What made you choose a relaxed pixie cut?
Becoming comfortable with my body also brought the life-changing awareness that I could do whatever I wanted with my hair. I can and will relax my hair, despite society insinuating that women who do so are trying to assimilate Western culture.

Your writing tackles the topics of self-image and self-awareness. Does the way you look empower you?
For us black women, our hair is our crown. When I first cut my hair, it was a way of detaching myself from this limiting definition of self and beauty. It was important for me to do it so that my hair wouldn’t define my identity. I’m more than my hair and this is the message I try to disseminate through my writing.



What’s your personal hair journey been like?
My mother’s been a hairdresser for 30 years, so hair experiences have been part of my life for as long as I can remember. This also helped shape my own hair decisions.

Did other people’s opinions influence your decision to relax your hair?
I’ve never been one to take other people’s opinions of me into consideration.
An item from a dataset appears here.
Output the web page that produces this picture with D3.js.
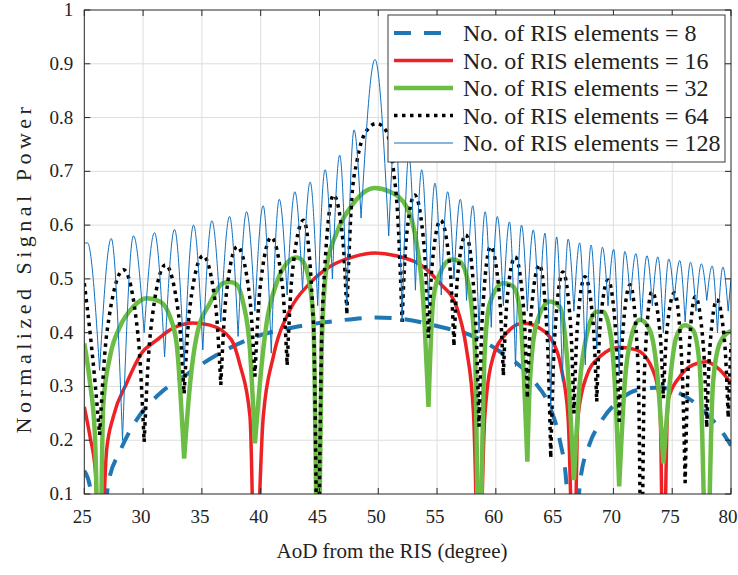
<!DOCTYPE html>
<meta charset="utf-8">
<script src="https://d3js.org/d3.v7.min.js"></script>
<style>
  body { margin: 0; background: #fff; }
</style>
<div id="chart"></div>
<script>
// axis ticks
const xTicks = [25, 30, 35, 40, 45, 50, 55, 60, 65, 70, 75, 80];
const yTicks = [0.1, 0.2, 0.3, 0.4, 0.5, 0.6, 0.7, 0.8, 0.9, 1];
const legendLabels = ["No. of RIS elements = 8", "No. of RIS elements = 16",
  "No. of RIS elements = 32", "No. of RIS elements = 64", "No. of RIS elements = 128"];

// [AoD in degree, normalized power] (nulls below 0.1 are clipped)
const ris8 = [[25,0.143],[25.5,0.112],[26.31,-0.2],[27.04,0.12],[28.03,0.179],[29.45,0.238],
  [31.43,0.287],[33.42,0.318],[36.54,0.362],[39.65,0.393],[43.05,0.411],[46.45,0.422],
  [49.72,0.428],[51.84,0.426],[55.24,0.411],[57.79,0.396],[60.34,0.365],[63.17,0.312],
  [64.59,0.262],[65.44,0.2],[66.0,0.12],[66.64,-0.2],[67.15,0.12],[67.99,0.194],[68.84,0.231],
  [70.54,0.275],[71.96,0.293],[73.94,0.298],[75.36,0.29],[77.34,0.262],[79.32,0.213],[80,0.19]];

const ris16 = [[25,0.262],[25.5,0.205],[25.95,0.14],[26.30,-0.2],[26.9,0.182],[27.47,0.244],
  [28.6,0.306],[29.88,0.362],[31.15,0.386],[32.28,0.405],[34.2,0.418],[35.69,0.414],
  [37.5,0.387],[38.24,0.34],[39.09,0.244],[39.51,-0.2],[40.22,0.244],[41.07,0.355],
  [42.49,0.442],[44.19,0.492],[45.89,0.523],[47.87,0.541],[49.71,0.548],[51.5,0.543],
  [53.82,0.523],[55.24,0.492],[56.66,0.448],[57.5,0.37],[58.1,0.25],[58.57,-0.2],
  [59.06,0.244],[59.77,0.355],[60.91,0.399],[62.32,0.4175],[63.74,0.408],[65.16,0.368],
  [65.6,0.33],[66.14,0.244],[66.64,-0.2],[66.99,0.244],[67.7,0.318],[68.84,0.355],
  [70.54,0.373],[71.96,0.368],[73.09,0.343],[73.94,0.275],[74.25,-0.2],[74.65,0.275],
  [75.64,0.318],[76.77,0.34],[77.9,0.346],[79.04,0.331],[80,0.306]];

const ris32 = [[25,0.38],[25.49,0.306],[25.9,0.21],[26.30,-0.2],[26.62,0.269],[27.18,0.355],
  [28.03,0.411],[29.16,0.448],[30.3,0.464],[31.43,0.458],[32.28,0.43],[32.85,0.38],
  [33.49,0.166],[34.0,0.306],[34.55,0.393],[35.69,0.455],[36.82,0.492],[37.4,0.494],
  [37.95,0.49],[38.52,0.455],[39.09,0.368],[39.51,0.194],[39.93,0.306],[40.5,0.417],
  [41.35,0.492],[42.49,0.535],[42.95,0.54],[43.34,0.538],[43.91,0.517],[44.47,0.43],
  [44.85,-0.2],[45.18,0.368],[45.61,0.523],[46.45,0.585],[47.87,0.64],[49.71,0.669],
  [50.99,0.662],[52.41,0.634],[53.26,0.566],[53.82,0.461],[54.27,0.262],[54.67,0.461],
  [55.24,0.51],[56.23,0.536],[56.94,0.532],[57.65,0.492],[58.22,0.368],[58.57,-0.2],
  [59.06,0.368],[59.49,0.455],[60.62,0.492],[61.47,0.486],[62.04,0.442],[62.68,0.16],
  [62.89,0.306],[63.46,0.417],[64.59,0.458],[65.44,0.448],[66.0,0.368],[66.64,0.126],
  [67.14,0.306],[67.7,0.393],[68.56,0.439],[69.12,0.439],[69.69,0.405],[70.12,0.306],
  [70.49,0.114],[70.96,0.306],[71.53,0.393],[72.24,0.424],[73.09,0.405],[73.8,0.306],
  [74.25,0.157],[74.79,0.306],[75.36,0.393],[76.06,0.414],[76.77,0.405],[77.34,0.337],
  [77.94,-0.2],[78.47,0.306],[79.04,0.38],[79.89,0.402],[80,0.403]];

const ris64 = [[25,0.492],[25.49,0.40],[25.92,0.306],[26.30,0.21],[26.92,0.40],[28.35,0.517],
  [29.57,0.395],[30.09,0.197],[30.63,0.401],[31.9,0.526],[33.01,0.435],[33.49,0.287],
  [33.97,0.446],[35.1,0.543],[36.16,0.452],[36.61,0.303],[37.03,0.462],[38.0,0.56],
  [39.06,0.468],[39.51,0.318],[39.93,0.479],[40.9,0.577],[41.85,0.487],[42.25,0.34],
  [42.67,0.507],[43.65,0.609],[44.49,0.416],[44.85,-0.2],[45.26,0.445],[46.2,0.656],
  [46.99,0.572],[47.33,0.436],[47.75,0.65],[48.2,0.72],[48.9,0.772],[49.85,0.789],
  [50.7,0.774],[51.25,0.71],[51.7,0.6],[52.03,0.42],[52.35,0.566],[53.1,0.656],
  [53.92,0.555],[54.27,0.39],[54.58,0.526],[55.3,0.609],[56.1,0.521],[56.44,0.377],
  [56.74,0.504],[57.45,0.582],[58.23,0.446],[58.57,0.225],[58.86,0.433],[59.55,0.56],
  [60.31,0.469],[60.64,0.321],[60.94,0.457],[61.64,0.541],[62.37,0.442],[62.68,0.281],
  [62.99,0.433],[63.7,0.526],[64.38,0.39],[64.67,0.169],[64.98,0.382],[65.7,0.513],
  [66.36,0.413],[66.64,0.25],[66.92,0.407],[67.58,0.504],[68.28,0.416],[68.58,0.272],
  [68.87,0.412],[69.54,0.498],[70.21,0.398],[70.49,0.234],[70.77,0.392],[71.42,0.489],
  [72.09,0.341],[72.38,-0.2],[72.65,0.333],[73.27,0.476],[73.96,0.401],[74.25,0.278],
  [74.53,0.40],[75.19,0.474],[75.83,0.339],[76.10,0.12],[76.36,0.335],[76.96,0.467],
  [77.65,0.375],[77.94,0.225],[78.2,0.371],[78.8,0.461],[79.47,0.379],[79.76,0.244],[80,0.38]];

const ris128 = [[25,0.566],[25.27,0.567],[26.30,0.33],[27.29,0.575],[28.25,0.20],[29.18,0.580],
  [30.09,0.40],[30.97,0.586],[31.83,0.355],[32.67,0.592],[33.49,0.34],[34.29,0.600],
  [35.08,0.368],[35.85,0.608],[36.61,0.42],[37.35,0.616],[38.08,0.393],[38.80,0.625],
  [39.51,0.44],[40.21,0.636],[40.90,0.362],[41.58,0.648],[42.25,0.47],[42.91,0.662],
  [43.56,0.48],[44.21,0.680],[44.85,0.45],[45.48,0.703],[46.10,0.50],[46.72,0.730],
  [47.33,0.45],[47.94,0.777],[48.54,0.613],[49.72,0.908],[50.89,0.58],[51.46,0.777],
  [52.03,0.42],[52.6,0.73],[53.16,0.479],[53.7,0.703],[54.27,0.45],[54.82,0.678],
  [55.36,0.47],[55.9,0.662],[56.44,0.50],[56.98,0.648],[57.51,0.46],[58.04,0.636],
  [58.57,0.40],[59.09,0.625],[59.61,0.41],[60.13,0.616],[60.64,0.45],[61.16,0.606],
  [61.67,0.337],[62.18,0.600],[62.68,0.44],[63.18,0.591],[63.68,0.417],[64.18,0.585],
  [64.67,0.26],[65.17,0.578],[65.66,0.31],[66.15,0.574],[66.64,0.44],[67.13,0.567],
  [67.61,0.34],[68.1,0.563],[68.58,0.37],[69.06,0.559],[69.54,0.45],[70.02,0.555],
  [70.49,0.32],[70.97,0.551],[71.44,0.46],[71.91,0.547],[72.38,0.42],[72.85,0.543],
  [73.31,0.45],[73.78,0.541],[74.25,0.40],[74.71,0.537],[75.17,0.46],[75.64,0.534],
  [76.10,0.42],[76.56,0.531],[77.02,0.44],[77.48,0.528],[77.94,0.46],[78.4,0.524],
  [78.85,0.40],[79.31,0.522],[79.76,0.44],[80,0.50]];

const W = 738, H = 575;
const margin = {top: 10, right: 7, bottom: 81, left: 84.3};
const FONT = "'Liberation Serif', 'Times New Roman', Times, 'DejaVu Serif', serif";

const svg = d3.select("#chart").append("svg")
  .attr("width", W).attr("height", H)
  .attr("font-family", FONT)
  .style("font-family", FONT);

const x = d3.scaleLinear().domain([25, 80]).range([margin.left, W - margin.right]);
const y = d3.scaleLinear().domain([0.1, 1]).range([H - margin.bottom, margin.top]);

svg.append("defs").append("clipPath").attr("id", "plot")
  .append("rect")
    .attr("x", x(25)).attr("y", y(1))
    .attr("width", x(80) - x(25)).attr("height", y(0.1) - y(1));

// grid
svg.append("g").selectAll("line").data(xTicks.slice(1, -1)).join("line")
  .attr("x1", d => x(d)).attr("x2", d => x(d))
  .attr("y1", y(1)).attr("y2", y(0.1))
  .attr("stroke", "#dedede").attr("stroke-width", 1);
svg.append("g").selectAll("line").data(yTicks.slice(1, -1)).join("line")
  .attr("x1", x(25)).attr("x2", x(80))
  .attr("y1", d => y(d)).attr("y2", d => y(d))
  .attr("stroke", "#dedede").attr("stroke-width", 1);

// split a series into lobes at each local minimum, so every null stays a cusp
function lobes(pts) {
  const out = [];
  let cur = [pts[0]];
  for (let i = 1; i < pts.length; i++) {
    cur.push(pts[i]);
    if (i < pts.length - 1 && pts[i][1] < pts[i - 1][1] && pts[i][1] < pts[i + 1][1]) {
      out.push(cur);
      cur = [pts[i]];
    }
  }
  out.push(cur);
  return out;
}

const line = d3.line().x(d => x(d[0])).y(d => y(d[1])).curve(d3.curveMonotoneX);

const series = [
  {data: ris8,   color: "#1f77b4", width: 4,   dash: "17,13"},
  {data: ris16,  color: "#ee2224", width: 3.5, dash: null},
  {data: ris32,  color: "#6cbd45", width: 4.5, dash: null},
  {data: ris64,  color: "#000000", width: 3.5, dash: "3.5,4.5"},
  {data: ris128, color: "#0f6fbf", width: 1,   dash: null}
];

const plot = svg.append("g").attr("clip-path", "url(#plot)");
series.forEach(s => {
  plot.append("path")
    .attr("d", lobes(s.data).map(l => line(l)).join(""))
    .attr("fill", "none")
    .attr("stroke", s.color)
    .attr("stroke-width", s.width)
    .attr("stroke-dasharray", s.dash)
    .attr("stroke-linejoin", "round");
});

// axes box + inward ticks on all sides
const axisColor = "#262626";
const tl = 6;
const ax = svg.append("g").attr("stroke", axisColor).attr("stroke-width", 1);
ax.append("rect")
  .attr("x", x(25)).attr("y", y(1))
  .attr("width", x(80) - x(25)).attr("height", y(0.1) - y(1))
  .attr("fill", "none");
xTicks.forEach(t => {
  ax.append("line").attr("x1", x(t)).attr("x2", x(t)).attr("y1", y(0.1)).attr("y2", y(0.1) - tl);
  ax.append("line").attr("x1", x(t)).attr("x2", x(t)).attr("y1", y(1)).attr("y2", y(1) + tl);
});
yTicks.forEach(t => {
  ax.append("line").attr("x1", x(25)).attr("x2", x(25) + tl).attr("y1", y(t)).attr("y2", y(t));
  ax.append("line").attr("x1", x(80)).attr("x2", x(80) - tl).attr("y1", y(t)).attr("y2", y(t));
});

const txt = sel => sel.attr("font-family", FONT).style("font-family", FONT).attr("fill", "#222");

svg.append("g").selectAll("text").data(xTicks).join("text")
  .call(txt)
  .attr("x", d => Math.min(x(d) - 2, 728)).attr("y", y(0.1) + 29)
  .attr("text-anchor", "middle").style("font-size", "19px")
  .text(d => d);
svg.append("g").selectAll("text").data(yTicks).join("text")
  .call(txt)
  .attr("x", x(25) - 11).attr("y", d => y(d) + 6)
  .attr("text-anchor", "end").style("font-size", "19px")
  .text(d => d);

svg.append("text").call(txt)
  .attr("x", 392).attr("y", 558)
  .attr("text-anchor", "middle").style("font-size", "21px")
  .text("AoD from the RIS (degree)");
svg.append("text").call(txt)
  .attr("transform", "translate(31, 268) rotate(-90)")
  .attr("text-anchor", "middle").style("font-size", "22px")
  .style("letter-spacing", "4.5px")
  .text("Normalized Signal Power");

// legend
const lg = svg.append("g");
lg.append("rect")
  .attr("x", 388).attr("y", 15).attr("width", 337).attr("height", 147)
  .attr("fill", "#fff").attr("stroke", "#3a3a3a").attr("stroke-width", 1);
legendLabels.forEach((lab, i) => {
  const ly = 33 + i * 27.5;
  lg.append("line")
    .attr("x1", 394).attr("x2", 453).attr("y1", ly).attr("y2", ly)
    .attr("stroke", series[i].color)
    .attr("stroke-width", series[i].width)
    .attr("stroke-dasharray", series[i].dash);
  lg.append("text").call(txt)
    .attr("x", 463).attr("y", ly + 8)
    .style("font-size", "24px")
    .text(lab);
});
</script>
I chose to relax my hair because I’ve had natural hair before and this is how I want to look right now. I’ve never felt judged because of it – and even if I did, I still wouldn’t be swayed.

Do you feel that having straight hair enhances your beauty?
Of course. Everything I wear – be it makeup, hairstyles or clothes — enhances my beauty, but it doesn’t change who I am or make me less African.



What prompted your decision to relax your hair?
Growing up, I had relaxed hair and then experimented with natural hair for a while. I didn’t feel comfortable with that, so I relaxed it again.

There’s a misconception that women who relax their hair do so because of Western influence. What’s your take?
How I choose to wear my hair is based on how it makes me feel. It doesn’t and shouldn’t take away from my ubuntu, or the fact that I’m proud of being black.



Do you feel that your straight hair best suits the corporate environment you work in?
I’m a creative in a corporate space. My hair choices, in general, aren’t typical corporate styles, but my preferences shouldn’t matter, regardless of my work environment.

Why did you choose relaxed over natural hair?
Everyone’s born with natural hair, so the idea of “going natural” doesn’t make sense to me – rather say that you’re “returning to your natural state”. Furthermore, the definition of natural hair needs to be diversified. I’ve seen people with blonde afros that have obviously been processed, yet that hair is perceived as more natural than that of women who straighten their hair.

Do you feel you’ve lost your identity through processing your hair?
Not at all. If we had to define Africanness based on our appearances, then most of us would fail dismally. We no longer dress in traditional attire or observe most of our customs. Hair is political — instead of dwelling on who’s more African, we should consider how things like the apartheid regime’s “pencil test” [where a pencil was inserted into a woman’s hair; if it stayed in the hair – secured by the woman’s natural coils – then she was deemed to be black and legally categorised as such, with all the accompanying restrictions] skewed our perceptions of our own hair.



Tell us about your hair history.
I’ve experimented with every “black” hairstyle under the sun, except an S-curl. I was one of the first black South African women to wear a weave. I’ve been blonde and had dreadlocks. When I cut my dreads, people said they felt as though a national treasure had been defiled! My hair philosophy is simple: I never get attached to my hair because I’ve always felt that as a creative, I shouldn’t let people box me in.

What prevented you from dyeing your hair as you began to go grey?
I got my first grey hair at 30 and a few years later, I went blonde. Going grey was never been traumatic for me, nor did I perceive it as ageing. If anything, my hair’s helped me feel beautiful.

How do you feel about your hair now?
I think this style is an extension of my vibrant personality and works for me without ageing me. I’ve never defined my Africanness by what my hair looks like.